The week ahead presents surprisingly little in terms of economic data, in both developed and emerging markets. Investors are hoping that this may bring a relief rally to equities given the precipitous drop in values since the May 6th elections in France and Greece.
Emerging markets have held up fairly well in the first quarter and asset prices may see a bump up if sentiment returns to trading on domestic fundamentals rather than European headline risk.
The reprieve may be short-lived however, with flash PMI reports out of France and Germany and durable goods in the U.S. on Thursday. Expectations for French, German, and eurozone PMI numbers are for a basically flat reading over last month. Given the level of negativity priced into the market, the risk is firmly to an upside surprise on flat or stronger numbers. Durable goods orders in the U.S. should rebound off last month’s surprise weakness.
Monday, May 21
Poland has shown a surprisingly resilient economy in the face of larger regional problems. Industrial output is expected to rise to a gain of 2.8% against last month’s disappointing 0.7% gain on a year-over-year basis. A weaker zloty has helped support exports over the first quarter but has strengthened over the last few weeks suggesting a possible soft patch in the second quarter.
Tuesday, May 22
Core consumer inflationary pressures in Poland should come down slightly when reported this week. Expectations are for a gain of 2.3% annualized against inflation of 2.4% reported previously. The central bank unexpectedly raised rates to 4.75% on May 11th against inflationary pressures just above its 2.5% target. With the crisis in the region still far from resolved, most do not expect further policy tightening.
Strong domestic demand helped Russia surprise on its first quarter GDP last week with growth of 4.9%. Retail sales are released on Tuesday with expectations of a slight decrease to 7.1% from last month’s 7.3% year-over-year gain. Domestic consumption was spurred by the strongest real wage gains in four years. The surplus in trade increased by a third, largely due to high oil prices over the quarter. Consumption in the second quarter of the year should remain elevated but risks falling off in the second half due to increased inflation. Oil prices have come down considerably and threaten fiscal budgets and trade.
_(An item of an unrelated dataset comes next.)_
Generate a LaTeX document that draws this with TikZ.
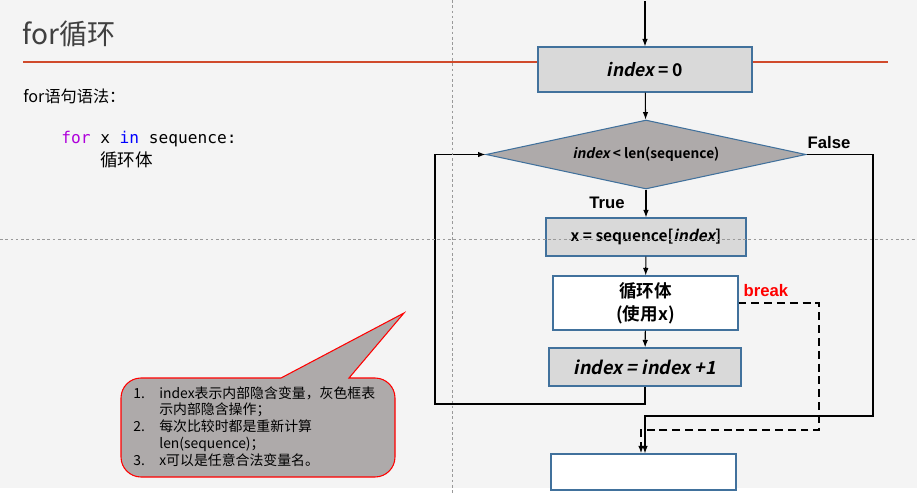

Reporting earnings on Tuesday are China Digital TV (STV, quote), China Gerui Advanced Materials (CHOP, quote), China Sunergy Co. (CSUN, quote), China Techfaith Wireless (CNTF, quote) and Qihoo 360 Technology (QIHU, quote)
Wednesday, May 23
Malaysia reports first quarter GDP and April consumer inflation on Wednesday. Economic growth in the country is expected to slow marginally to 4.6% against 5.2% annualized growth in the fourth quarter. Consumer prices are expected to remain low, matching last month’s report of a 2.1% gain over the last twelve months. Industrial production slowed to 0.6% in March off a frenzied 8.2% annualized gain in February.
Thursday, May 24
Friday, May 25
The Central Bank of Colombia is expected to leave its overnight rate at 5.25% for the third month after consumer prices were reported to rise for April at a 3.43% pace over the last twelve months. The central bank’s May survey of inflationary expectations reported a moderation in inflation for the year to around 3.25%. The country’s economy grew at a 5.9% pace in 2011, the best in four years, on continued strength in its oil sector. Last week, Ecopetrol (EC, quote) surpassed Brazil’s Petrobras (PBR, quote) as Latin America’s largest petroleum company.